Work instructions »
Transcribe all of the material exactly. Any picture in it should be left out.

** Begin Supplied information **

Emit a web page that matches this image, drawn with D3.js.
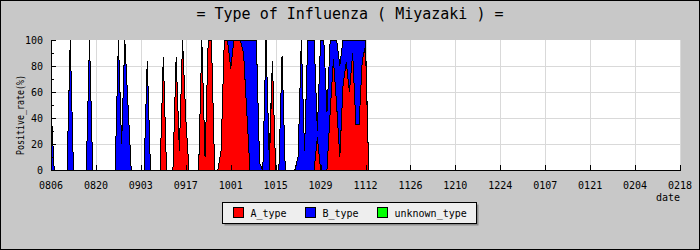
<!DOCTYPE html>
<html>
<head>
<meta charset="utf-8">
<script src="https://cdn.jsdelivr.net/npm/d3@7"></script>
<style>
  body { margin: 0; background: #c8c8c8; }
  text { font-family: 'DejaVu Sans Mono', monospace; fill: #000; }
</style>
</head>
<body>
<svg id="chart" width="700" height="250"></svg>
<script>
// ************************************************************************************** //

// x axis labels, one every 14 days from 0806
var tickLabels = ['0806','0820','0903','0917','1001','1015','1029','1112','1126','1210','1224','0107','0121','0204','0218'];
var yTicks = [0, 20, 40, 60, 80, 100];
var seriesNames = ['A_type', 'B_type', 'unknown_type'];
var seriesColors = ['#ff0000', '#0000ff', '#00ff00'];

// daily positive rate (%), day 0 = 0806
var aType = [
  0,0,0,0,0,0,0,0,0,0,
  0,0,0,0,0,0,0,0,0,0,
  0,0,0,0,0,0,0,0,0,0,
  0,0,0,0,0,87,0,0,0,87,
  15,100,40,0,0,0,0,100,10,100,
  100,0,0,15,100,100,78,100,100,100,
  90,45,0,0,0,0,0,0,0,84,
  0,0,0,0,0,0,0,0,0,0,
  0,0,0,25,0,0,0,45,85,50,
  10,65,83,60,90,35,35,85,95,0
];
var bType = [
  50,0,0,0,0,0,100,0,0,0,
  0,0,100,0,0,0,0,0,0,0,
  0,100,20,100,50,0,0,0,0,0,
  84,0,0,0,0,0,0,0,0,0,
  0,0,0,0,0,0,0,0,0,0,
  0,0,0,0,0,0,22,0,0,0,
  10,55,100,100,100,5,0,100,10,0,
  0,0,88,0,0,0,0,10,100,15,
  100,100,100,5,100,100,45,55,15,50,
  70,35,17,40,10,65,65,15,5,0
];
var unknownType = [
  0,0,0,0,0,0,0,0,0,0,
  0,0,0,0,0,0,0,0,0,0,
  0,0,0,0,0,0,0,0,0,0,
  0,0,0,0,0,0,0,0,0,0,
  0,0,0,0,0,0,0,0,0,0,
  0,0,0,0,0,0,0,0,0,0,
  0,0,0,0,0,0,0,0,0,0,
  0,0,0,0,0,0,0,0,0,0,
  0,0,0,0,0,0,0,0,0,0,
  0,0,0,0,0,0,0,0,0,0
];

var svg = d3.select('#chart');
var plotLeft = 51, plotRight = 680, plotTop = 40, plotBottom = 170;
var daysSpan = (tickLabels.length - 1) * 14;

var x = d3.scaleLinear().domain([0, daysSpan]).range([plotLeft, plotRight]);
var y = d3.scaleLinear().domain([0, 100]).range([plotBottom, plotTop]);

// Outer frame
svg.append('rect').attr('x', 0.5).attr('y', 0.5).attr('width', 699).attr('height', 249)
  .style('fill', '#c8c8c8').style('stroke', '#000');

// Plot background
svg.append('rect').attr('x', plotLeft).attr('y', plotTop).attr('width', plotRight - plotLeft).attr('height', plotBottom - plotTop)
  .style('fill', '#fff');

// Grid
var grid = svg.append('g').style('stroke', '#d9d9d9').style('shape-rendering', 'crispEdges');
yTicks.slice(1, -1).forEach(function(v){
  grid.append('line').attr('x1', plotLeft).attr('x2', plotRight).attr('y1', Math.round(y(v)) + 0.5).attr('y2', Math.round(y(v)) + 0.5);
});
tickLabels.forEach(function(lbl, i){
  if(i == 0){ return };
  var gx = Math.round(x(i*14)) + 0.5;
  grid.append('line').attr('x1', gx).attr('x2', gx).attr('y1', plotTop).attr('y2', plotBottom);
});

// Stacked areas (blocky, like the original raster chart)
var rows = aType.map(function(v, i){
  return { day: i, A_type: v, B_type: bType[i], unknown_type: unknownType[i] };
});
var stacked = d3.stack().keys(seriesNames)(rows);
var area = d3.area().x(function(d){ return x(d.data.day); })
  .y0(function(d){ return y(d[0]); }).y1(function(d){ return y(d[1]); });
var topLine = d3.line().x(function(d){ return x(d.data.day); }).y(function(d){ return y(d[1]); });

var layers = svg.append('g').style('shape-rendering', 'crispEdges');
stacked.forEach(function(s, k){
  layers.append('path').datum(s).attr('d', area)
    .style('fill', seriesColors[k]).style('stroke', 'none');
});
stacked.forEach(function(s){
  layers.append('path').datum(s).attr('d', topLine)
    .style('fill', 'none').style('stroke', '#000').style('stroke-width', 1);
});

// Axes
var axes = svg.append('g').style('stroke', '#000').style('shape-rendering', 'crispEdges');
axes.append('line').attr('x1', plotLeft + 0.5).attr('x2', plotLeft + 0.5).attr('y1', plotTop).attr('y2', plotBottom);
axes.append('line').attr('x1', plotLeft).attr('x2', plotRight + 1).attr('y1', plotBottom + 0.5).attr('y2', plotBottom + 0.5);
for(var v = 0; v <= 100; v += 10){
  var len = (v % 20 == 0) ? 5 : 3;
  axes.append('line').attr('x1', plotLeft).attr('x2', plotLeft + len).attr('y1', Math.round(y(v)) + 0.5).attr('y2', Math.round(y(v)) + 0.5);
}
tickLabels.forEach(function(lbl, i){
  var tx = Math.round(x(i*14)) + 0.5;
  axes.append('line').attr('x1', tx).attr('x2', tx).attr('y1', plotBottom - 5).attr('y2', plotBottom);
});

// Tick labels
yTicks.forEach(function(v){
  svg.append('text').attr('x', 43).attr('y', y(v) + 4).style('text-anchor', 'end').style('font-size', '10px').text(v);
});
tickLabels.forEach(function(lbl, i){
  svg.append('text').attr('x', x(i*14)).attr('y', 189).style('text-anchor', 'middle').style('font-size', '10px').text(lbl);
});

// Titles
svg.append('text').attr('x', 350).attr('y', 19).style('text-anchor', 'middle').style('font-size', '15px')
  .text('= Type of Influenza ( Miyazaki ) =');
svg.append('text').attr('transform', 'translate(24,115) rotate(-90)').style('text-anchor', 'middle')
  .style('font-size', '11px').attr('textLength', 80).attr('lengthAdjust', 'spacingAndGlyphs').text('Positive_rate(%)');
svg.append('text').attr('x', 680).attr('y', 201).style('text-anchor', 'end').style('font-size', '10px').text('date');

// Legend
var legend = svg.append('g').attr('transform', 'translate(222.5,202.5)');
legend.append('rect').attr('x', 2).attr('y', 2).attr('width', 254).attr('height', 21).style('fill', '#8c8c8c');
legend.append('rect').attr('width', 254).attr('height', 21).style('fill', '#eeeeee').style('stroke', '#000');
var legendX = [11, 83, 155];
seriesNames.forEach(function(name, k){
  legend.append('rect').attr('x', legendX[k]).attr('y', 5).attr('width', 10).attr('height', 10)
    .style('fill', seriesColors[k]).style('stroke', '#000');
  legend.append('text').attr('x', legendX[k] + 17).attr('y', 14).style('font-size', '10px').text(name);
});
</script>
</body>
</html>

** End Supplied information **

Result of the exercise »
Emit a web page that matches this image, drawn with D3.js.
<!DOCTYPE html>
<html>
<head>
<meta charset="utf-8">
<script src="https://cdn.jsdelivr.net/npm/d3@7"></script>
<style>
  body { margin: 0; background: #c8c8c8; }
  text { font-family: 'DejaVu Sans Mono', monospace; fill: #000; }
</style>
</head>
<body>
<svg id="chart" width="700" height="250"></svg>
<script>
// ************************************************************************************** //

// x axis labels, one every 14 days from 0806
var tickLabels = ['0806','0820','0903','0917','1001','1015','1029','1112','1126','1210','1224','0107','0121','0204','0218'];
var yTicks = [0, 20, 40, 60, 80, 100];
var seriesNames = ['A_type', 'B_type', 'unknown_type'];
var seriesColors = ['#ff0000', '#0000ff', '#00ff00'];

// daily positive rate (%), day 0 = 0806
var aType = [
  0,0,0,0,0,0,0,0,0,0,
  0,0,0,0,0,0,0,0,0,0,
  0,0,0,0,0,0,0,0,0,0,
  0,0,0,0,0,87,0,0,0,87,
  15,100,40,0,0,0,0,100,10,100,
  100,0,0,15,100,100,78,100,100,100,
  90,45,0,0,0,0,0,0,0,84,
  0,0,0,0,0,0,0,0,0,0,
  0,0,0,25,0,0,0,45,85,50,
  10,65,83,60,90,35,35,85,95,0
];
var bType = [
  50,0,0,0,0,0,100,0,0,0,
  0,0,100,0,0,0,0,0,0,0,
  0,100,20,100,50,0,0,0,0,0,
  84,0,0,0,0,0,0,0,0,0,
  0,0,0,0,0,0,0,0,0,0,
  0,0,0,0,0,0,22,0,0,0,
  10,55,100,100,100,5,0,100,10,0,
  0,0,88,0,0,0,0,10,100,15,
  100,100,100,5,100,100,45,55,15,50,
  70,35,17,40,10,65,65,15,5,0
];
var unknownType = [
  0,0,0,0,0,0,0,0,0,0,
  0,0,0,0,0,0,0,0,0,0,
  0,0,0,0,0,0,0,0,0,0,
  0,0,0,0,0,0,0,0,0,0,
  0,0,0,0,0,0,0,0,0,0,
  0,0,0,0,0,0,0,0,0,0,
  0,0,0,0,0,0,0,0,0,0,
  0,0,0,0,0,0,0,0,0,0,
  0,0,0,0,0,0,0,0,0,0,
  0,0,0,0,0,0,0,0,0,0
];

var svg = d3.select('#chart');
var plotLeft = 51, plotRight = 680, plotTop = 40, plotBottom = 170;
var daysSpan = (tickLabels.length - 1) * 14;

var x = d3.scaleLinear().domain([0, daysSpan]).range([plotLeft, plotRight]);
var y = d3.scaleLinear().domain([0, 100]).range([plotBottom, plotTop]);

// Outer frame
svg.append('rect').attr('x', 0.5).attr('y', 0.5).attr('width', 699).attr('height', 249)
  .style('fill', '#c8c8c8').style('stroke', '#000');

// Plot background
svg.append('rect').attr('x', plotLeft).attr('y', plotTop).attr('width', plotRight - plotLeft).attr('height', plotBottom - plotTop)
  .style('fill', '#fff');

// Grid
var grid = svg.append('g').style('stroke', '#d9d9d9').style('shape-rendering', 'crispEdges');
yTicks.slice(1, -1).forEach(function(v){
  grid.append('line').attr('x1', plotLeft).attr('x2', plotRight).attr('y1', Math.round(y(v)) + 0.5).attr('y2', Math.round(y(v)) + 0.5);
});
tickLabels.forEach(function(lbl, i){
  if(i == 0){ return };
  var gx = Math.round(x(i*14)) + 0.5;
  grid.append('line').attr('x1', gx).attr('x2', gx).attr('y1', plotTop).attr('y2', plotBottom);
});

// Stacked areas (blocky, like the original raster chart)
var rows = aType.map(function(v, i){
  return { day: i, A_type: v, B_type: bType[i], unknown_type: unknownType[i] };
});
var stacked = d3.stack().keys(seriesNames)(rows);
var area = d3.area().x(function(d){ return x(d.data.day); })
  .y0(function(d){ return y(d[0]); }).y1(function(d){ return y(d[1]); });
var topLine = d3.line().x(function(d){ return x(d.data.day); }).y(function(d){ return y(d[1]); });

var layers = svg.append('g').style('shape-rendering', 'crispEdges');
stacked.forEach(function(s, k){
  layers.append('path').datum(s).attr('d', area)
    .style('fill', seriesColors[k]).style('stroke', 'none');
});
stacked.forEach(function(s){
  layers.append('path').datum(s).attr('d', topLine)
    .style('fill', 'none').style('stroke', '#000').style('stroke-width', 1);
});

// Axes
var axes = svg.append('g').style('stroke', '#000').style('shape-rendering', 'crispEdges');
axes.append('line').attr('x1', plotLeft + 0.5).attr('x2', plotLeft + 0.5).attr('y1', plotTop).attr('y2', plotBottom);
axes.append('line').attr('x1', plotLeft).attr('x2', plotRight + 1).attr('y1', plotBottom + 0.5).attr('y2', plotBottom + 0.5);
for(var v = 0; v <= 100; v += 10){
  var len = (v % 20 == 0) ? 5 : 3;
  axes.append('line').attr('x1', plotLeft).attr('x2', plotLeft + len).attr('y1', Math.round(y(v)) + 0.5).attr('y2', Math.round(y(v)) + 0.5);
}
tickLabels.forEach(function(lbl, i){
  var tx = Math.round(x(i*14)) + 0.5;
  axes.append('line').attr('x1', tx).attr('x2', tx).attr('y1', plotBottom - 5).attr('y2', plotBottom);
});

// Tick labels
yTicks.forEach(function(v){
  svg.append('text').attr('x', 43).attr('y', y(v) + 4).style('text-anchor', 'end').style('font-size', '10px').text(v);
});
tickLabels.forEach(function(lbl, i){
  svg.append('text').attr('x', x(i*14)).attr('y', 189).style('text-anchor', 'middle').style('font-size', '10px').text(lbl);
});

// Titles
svg.append('text').attr('x', 350).attr('y', 19).style('text-anchor', 'middle').style('font-size', '15px')
  .text('= Type of Influenza ( Miyazaki ) =');
svg.append('text').attr('transform', 'translate(24,115) rotate(-90)').style('text-anchor', 'middle')
  .style('font-size', '11px').attr('textLength', 80).attr('lengthAdjust', 'spacingAndGlyphs').text('Positive_rate(%)');
svg.append('text').attr('x', 680).attr('y', 201).style('text-anchor', 'end').style('font-size', '10px').text('date');

// Legend
var legend = svg.append('g').attr('transform', 'translate(222.5,202.5)');
legend.append('rect').attr('x', 2).attr('y', 2).attr('width', 254).attr('height', 21).style('fill', '#8c8c8c');
legend.append('rect').attr('width', 254).attr('height', 21).style('fill', '#eeeeee').style('stroke', '#000');
var legendX = [11, 83, 155];
seriesNames.forEach(function(name, k){
  legend.append('rect').attr('x', legendX[k]).attr('y', 5).attr('width', 10).attr('height', 10)
    .style('fill', seriesColors[k]).style('stroke', '#000');
  legend.append('text').attr('x', legendX[k] + 17).attr('y', 14).style('font-size', '10px').text(name);
});
</script>
</body>
</html>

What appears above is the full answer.